Strategic Developments

  1. PLI Scheme: Tata Motors received an eligibility certificate under the Production Linked Incentive (PLI) scheme, accruing ₹209 crores for past periods. This development may boost the company's manufacturing capabilities and competitiveness.

  2. Demerger Progress: The company continues to make progress on its planned demerger, with an expected appointed date of July 1, 2025. This strategic move aims to create more focused businesses and potentially unlock shareholder value.

  3. Debt Reduction: Tata Motors has reduced its net automotive debt to ₹19.00K crores, with the domestic business returning to a net cash positive position. This improvement in the balance sheet strength provides the company with greater financial flexibility.

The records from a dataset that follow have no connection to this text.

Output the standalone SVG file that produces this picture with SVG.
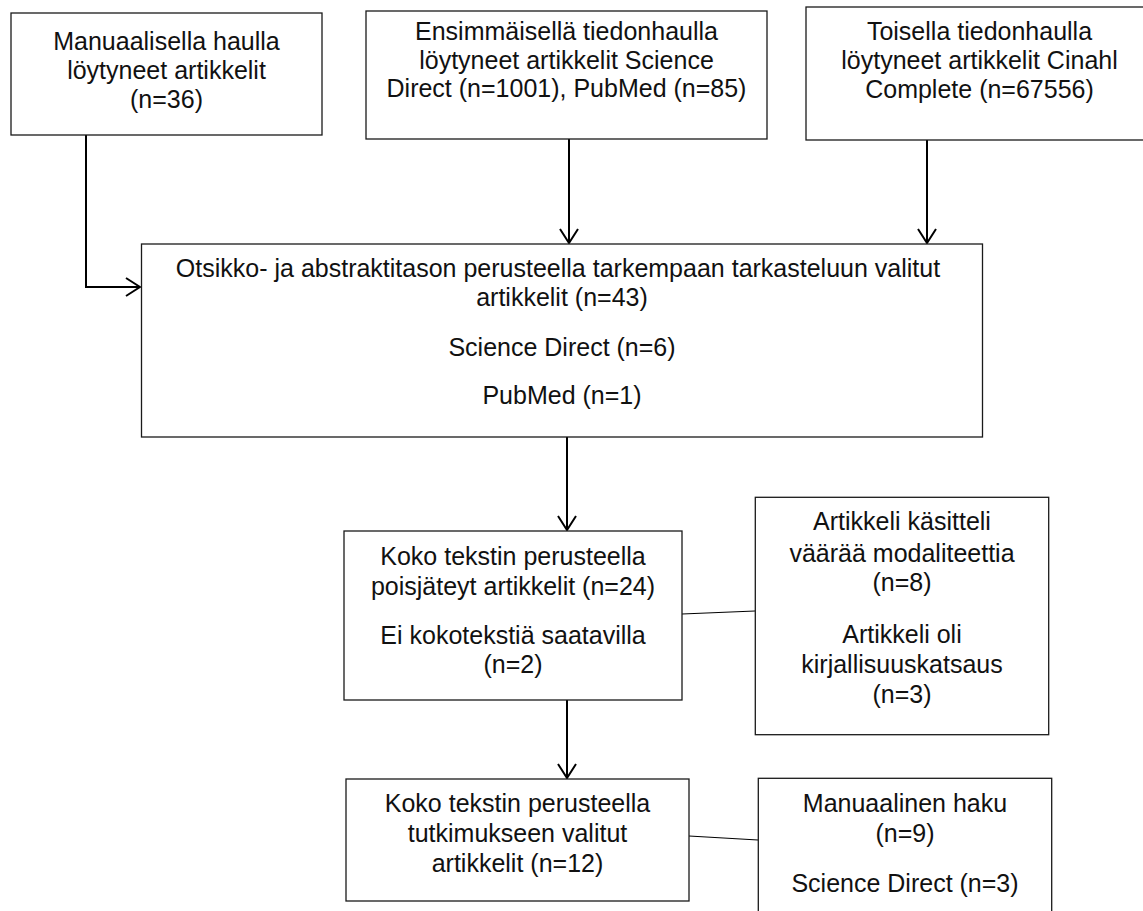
<svg xmlns="http://www.w3.org/2000/svg" width="1143" height="911" viewBox="0 0 1143 911">
<style>
.box{fill:#fff;stroke:#1a1a1a;stroke-width:1.3}
.t{font-family:"Liberation Sans",Arial,sans-serif;font-size:25px;fill:#111;text-anchor:middle}
.arr{fill:none;stroke:#000;stroke-width:2}
.ln{fill:none;stroke:#000;stroke-width:1.2}
</style>
<defs>
<marker id="ah" viewBox="0 0 16 20" refX="15" refY="10" markerWidth="16" markerHeight="20" markerUnits="userSpaceOnUse" orient="auto">
<path d="M1,1 L15,10 L1,19" fill="none" stroke="#000" stroke-width="2"/>
</marker>
</defs>
<rect width="1143" height="911" fill="#fff"/>
<g id="connectors">
<path class="arr" d="M86,135 V287 H140" marker-end="url(#ah)"/>
<path class="arr" d="M569,139 V243" marker-end="url(#ah)"/>
<path class="arr" d="M927,140 V243" marker-end="url(#ah)"/>
<path class="arr" d="M567,437 V530" marker-end="url(#ah)"/>
<path class="arr" d="M567,700 V778" marker-end="url(#ah)"/>
<path class="ln" d="M682,614 L755,611"/>
<path class="ln" d="M689,836 L758,840"/>
</g>
<g id="n1">
<rect class="box" x="11" y="13" width="311" height="122"/>
<text class="t" x="166.5" y="50">Manuaalisella haulla</text>
<text class="t" x="166.5" y="79">löytyneet artikkelit</text>
<text class="t" x="166.5" y="108">(n=36)</text>
</g>
<g id="n2">
<rect class="box" x="366" y="11" width="401" height="128"/>
<text class="t" x="566.5" y="40">Ensimmäisellä tiedonhaulla</text>
<text class="t" x="566.5" y="68.5">löytyneet artikkelit Science</text>
<text class="t" x="566.5" y="97">Direct (n=1001), PubMed (n=85)</text>
</g>
<g id="n3">
<rect class="box" x="806" y="7" width="348" height="133"/>
<text class="t" x="979.5" y="40">Toisella tiedonhaulla</text>
<text class="t" x="979.5" y="69">löytyneet artikkelit Cinahl</text>
<text class="t" x="979.5" y="98">Complete (n=67556)</text>
</g>
<g id="n4">
<rect class="box" x="141.5" y="244" width="841" height="193"/>
<text class="t" x="558" y="276.5">Otsikko- ja abstraktitason perusteella tarkempaan tarkasteluun valitut</text>
<text class="t" x="562" y="305.5">artikkelit (n=43)</text>
<text class="t" x="562" y="356">Science Direct (n=6)</text>
<text class="t" x="562" y="404">PubMed (n=1)</text>
</g>
<g id="n5">
<rect class="box" x="344" y="531" width="338" height="169"/>
<text class="t" x="513" y="564.5">Koko tekstin perusteella</text>
<text class="t" x="513" y="594.5">poisjäteyt artikkelit (n=24)</text>
<text class="t" x="513" y="643.5">Ei kokotekstiä saatavilla</text>
<text class="t" x="513" y="672.5">(n=2)</text>
</g>
<g id="n6">
<rect class="box" x="755.3" y="497.3" width="293.4" height="237.4"/>
<text class="t" x="902" y="530">Artikkeli käsitteli</text>
<text class="t" x="902" y="561.5">väärää modaliteettia</text>
<text class="t" x="902" y="591">(n=8)</text>
<text class="t" x="902" y="642.5">Artikkeli oli</text>
<text class="t" x="902" y="673">kirjallisuuskatsaus</text>
<text class="t" x="902" y="703">(n=3)</text>
</g>
<g id="n7">
<rect class="box" x="346" y="779" width="343" height="122"/>
<text class="t" x="517.5" y="811.5">Koko tekstin perusteella</text>
<text class="t" x="517.5" y="841.5">tutkimukseen valitut</text>
<text class="t" x="517.5" y="871.5">artikkelit (n=12)</text>
</g>
<g id="n8">
<rect class="box" x="758.3" y="778.3" width="293.4" height="150"/>
<text class="t" x="905" y="811.5">Manuaalinen haku</text>
<text class="t" x="905" y="842">(n=9)</text>
<text class="t" x="905" y="891.5">Science Direct (n=3)</text>
</g>
</svg>
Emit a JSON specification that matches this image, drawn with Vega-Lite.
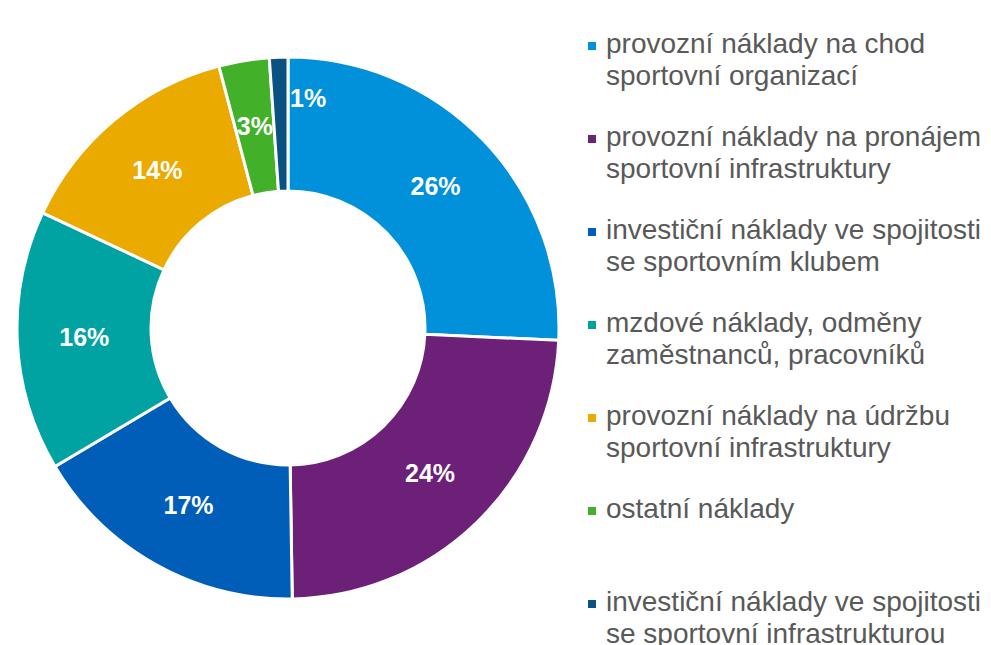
{
  "$schema": "https://vega.github.io/schema/vega-lite/v6.json",
  "width": 576,
  "height": 656,
  "padding": 0,
  "background": "white",
  "config": {
    "view": {"stroke": null},
    "font": "Liberation Sans",
    "style": {"guide-label": {"lineHeight": 32, "dy": 7}}
  },
  "data": {
    "values": [
      {"kategorie": "provozní náklady na chod\nsportovní organizací", "podil": 25.7, "popisek": "26%", "poradi": 1},
      {"kategorie": "\u00a0provozní náklady na pronájem\nsportovní infrastruktury", "podil": 24.0, "popisek": "24%", "poradi": 2},
      {"kategorie": "investiční náklady ve spojitosti\nse sportovním klubem", "podil": 16.7, "popisek": "17%", "poradi": 3},
      {"kategorie": "\u00a0mzdové náklady, odměny\nzaměstnanců, pracovníků", "podil": 15.5, "popisek": "16%", "poradi": 4},
      {"kategorie": "\u00a0provozní náklady na údržbu\nsportovní infrastruktury", "podil": 13.9, "popisek": "14%", "poradi": 5},
      {"kategorie": "ostatní náklady\n\u00a0", "podil": 3.0, "popisek": "3%", "poradi": 6},
      {"kategorie": "investiční náklady ve spojitosti\nse sportovní infrastrukturou", "podil": 1.1, "popisek": "1%", "poradi": 7}
    ]
  },
  "encoding": {
    "theta": {"field": "podil", "type": "quantitative", "stack": true},
    "order": {"field": "poradi", "type": "quantitative"}
  },
  "layer": [
    {
      "mark": {"type": "arc", "outerRadius": 271, "innerRadius": 137, "stroke": "white", "strokeWidth": 3},
      "encoding": {
        "color": {
          "field": "kategorie",
          "type": "nominal",
          "sort": null,
          "scale": {"range": ["#0091DA", "#6D2077", "#005EB8", "#00A3A1", "#EAAA00", "#43B02A", "#0A5282"]},
          "legend": {
            "title": null,
            "orient": "none",
            "legendX": 578,
            "legendY": 32,
            "padding": 0,
            "symbolType": "square",
            "symbolSize": 64,
            "symbolStrokeWidth": 0,
            "labelFontSize": 28,
            "labelColor": "#595959",
            "labelOffset": 0,
            "labelLimit": 600,
            "rowPadding": 33,
            "labelExpr": "split(datum.label, '\\n')",
            "labelBaseline": "alphabetic"
          }
        }
      }
    },
    {
      "mark": {
        "type": "text",
        "radius": {"expr": "datum.podil < 2 ? 229 : 204"},
        "dx": {"expr": "datum.podil < 2 ? 10 : 0"},
        "fontSize": 25,
        "fontWeight": "bold",
        "color": "white",
        "align": {"expr": "datum.podil < 2 ? 'left' : 'center'"},
        "baseline": "middle"
      },
      "encoding": {"text": {"field": "popisek", "type": "nominal"}}
    }
  ]
}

  4. Restructuring Plan: The company has announced plans to rename TML Commercial Vehicles Limited to Tata Motors Limited, with new shares to be listed on Indian stock exchanges after regulatory approval.

Outlook

While Tata Motors faces challenges in certain segments, particularly in the passenger vehicle market, the company's strong performance in the JLR division and its maintained leadership in the EV segment demonstrate resilience. The ongoing strategic initiatives, including the demerger process, participation in the PLI scheme, and expansion into new markets with Euro 6-compliant vehicles, position Tata Motors to navigate the evolving automotive landscape.

As global economic uncertainties persist and competition in the EV market intensifies, Tata Motors' ability to innovate, maintain operational efficiency, and capitalize on its strengths across diverse segments will be crucial for its future performance.

Tata Motors, part of the $180 billion Tata Group, manufactures commercial vehicles from sub-1-tonne to 60-tonne trucks and operates across India and South Korea with global distribution, further solidifying its position as a major player in the global automotive industry.